## WHAT IS REQUIRED
Take every line from the first down to the line with "import seaborn as sns" and set it down exactly, without the pictures.

## RECORDED DATA
-------

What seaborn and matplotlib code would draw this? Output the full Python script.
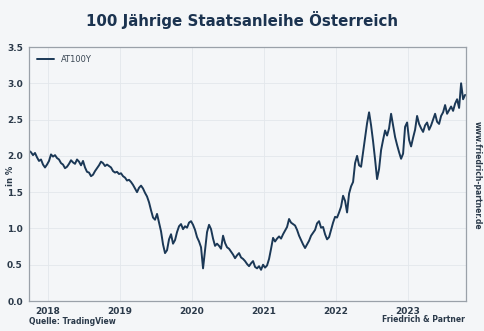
import numpy as np
import pandas as pd
import matplotlib
matplotlib.use("Agg")
import matplotlib.pyplot as plt
import seaborn as sns

# Yield of the Austrian 100-year government bond (in %), roughly every 10 days
start_date = "2017-09-27"
end_date = "2023-10-20"
yields = [
    2.07, 2.05, 2.01, 2.04, 1.98, 1.93, 1.95, 1.88, 1.84, 1.88,
    1.93, 2.02, 1.99, 2.01, 1.97, 1.95, 1.90, 1.88, 1.83, 1.85,
    1.89, 1.94, 1.91, 1.89, 1.95, 1.92, 1.87, 1.93, 1.84, 1.78,
    1.77, 1.72, 1.74, 1.79, 1.83, 1.87, 1.92, 1.90, 1.86, 1.88,
    1.86, 1.84, 1.79, 1.77, 1.78, 1.75, 1.76, 1.72, 1.70, 1.66,
    1.67, 1.64, 1.60, 1.55, 1.50, 1.56, 1.59, 1.55, 1.49, 1.44,
    1.36, 1.25, 1.15, 1.12, 1.20, 1.08, 0.96, 0.78, 0.66, 0.70,
    0.85, 0.92, 0.79, 0.84, 0.95, 1.03, 1.06, 0.99, 1.03, 1.01,
    1.08, 1.10, 1.05, 0.98, 0.88, 0.82, 0.74, 0.45, 0.70, 0.95,
    1.05, 0.99, 0.86, 0.76, 0.79, 0.76, 0.72, 0.90, 0.80, 0.74,
    0.72, 0.68, 0.64, 0.59, 0.63, 0.66, 0.60, 0.58, 0.55, 0.51,
    0.48, 0.52, 0.55, 0.47, 0.45, 0.48, 0.43, 0.50, 0.46, 0.49,
    0.58, 0.72, 0.87, 0.82, 0.86, 0.89, 0.86, 0.92, 0.97, 1.02,
    1.13, 1.08, 1.06, 1.04, 0.98, 0.90, 0.84, 0.78, 0.73, 0.78,
    0.83, 0.90, 0.94, 0.98, 1.07, 1.10, 1.01, 1.02, 0.92, 0.85,
    0.88, 0.98, 1.08, 1.16, 1.15, 1.22, 1.30, 1.45, 1.38, 1.22,
    1.48, 1.58, 1.64, 1.90, 2.00, 1.87, 1.85, 2.05, 2.25, 2.45,
    2.60, 2.42, 2.20, 1.95, 1.68, 1.82, 2.08, 2.22, 2.35, 2.28,
    2.38, 2.58, 2.42, 2.26, 2.15, 2.05, 1.96, 2.03, 2.40, 2.46,
    2.22, 2.13, 2.25, 2.36, 2.55, 2.44, 2.38, 2.33, 2.42, 2.46,
    2.36, 2.42, 2.50, 2.58, 2.47, 2.44, 2.55, 2.60, 2.70, 2.58,
    2.63, 2.68, 2.62, 2.72, 2.78, 2.66, 3.00, 2.78, 2.84,
]
series_name = "AT100Y"
year_ticks = ["2018", "2019", "2020", "2021", "2022", "2023"]
y_ticks = [0.0, 0.5, 1.0, 1.5, 2.0, 2.5, 3.0, 3.5]

dates = pd.date_range(start_date, end_date, periods=len(yields))
df = pd.DataFrame({"Datum": dates, "Rendite": yields, "Serie": series_name})

navy = "#1b3856"
bg = "#f4f6f8"
text_col = "#2b3a4a"

sns.set_theme(style="whitegrid")
plt.rcParams["font.family"] = ["DejaVu Sans"]

fig = plt.figure(figsize=(4.85, 3.31), dpi=100, facecolor=bg)
ax = fig.add_axes([0.0598, 0.0906, 0.9012, 0.7674])
ax.set_facecolor(bg)

sns.lineplot(data=df, x="Datum", y="Rendite", hue="Serie",
             palette=[navy], linewidth=1.4, ax=ax)

ax.set_xlim(pd.Timestamp("2017-09-27"), pd.Timestamp("2023-10-25"))
ax.set_ylim(0, 3.5)
ax.set_yticks(y_ticks)
ax.set_yticklabels([f"{v:.1f}" for v in y_ticks])
ax.set_xticks([pd.Timestamp(f"{y}-01-01") for y in year_ticks])
ax.set_xticklabels(year_ticks)

for lab in ax.get_xticklabels() + ax.get_yticklabels():
    lab.set_fontweight("bold")
    lab.set_fontsize(6.5)
    lab.set_color(text_col)
ax.tick_params(axis="both", length=2.5, width=0.6, color="#8a939d", pad=2)

ax.grid(True, color="#e3e7eb", linewidth=0.6)
for s in ax.spines.values():
    s.set_visible(True)
    s.set_color("#9aa1a9")
    s.set_linewidth(0.9)

ax.set_xlabel("")
ax.set_ylabel("")
fig.text(0.021, 0.47, "in %", rotation=90, ha="center", va="center",
         fontsize=6, fontweight="bold", color=text_col)

leg = ax.legend(loc="upper left", frameon=False, fontsize=6,
                handlelength=2.0, borderaxespad=0.6)
for t in leg.get_texts():
    t.set_color("#3a4754")

fig.text(0.5, 0.94, "100 Jährige Staatsanleihe Österreich", ha="center",
         va="center", fontsize=10.8, fontweight="bold", color="#1b3350")
fig.text(0.06, 0.028, "Quelle: TradingView", ha="left", va="center",
         fontsize=5.5, fontweight="bold", color=text_col)
fig.text(0.958, 0.034, "Friedrich & Partner", ha="right", va="center",
         fontsize=5.5, fontweight="bold", color=text_col)
fig.text(0.985, 0.47, "www.friedrich-partner.de", ha="center", va="center",
         rotation=-90, fontsize=5.5, fontweight="bold", color=text_col)

fig.savefig("out.png", dpi=100, facecolor=bg)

-------

## TASK ANSWER
What seaborn and matplotlib code would draw this? Output the full Python script.
import numpy as np
import pandas as pd
import matplotlib
matplotlib.use("Agg")
import matplotlib.pyplot as plt
import seaborn as sns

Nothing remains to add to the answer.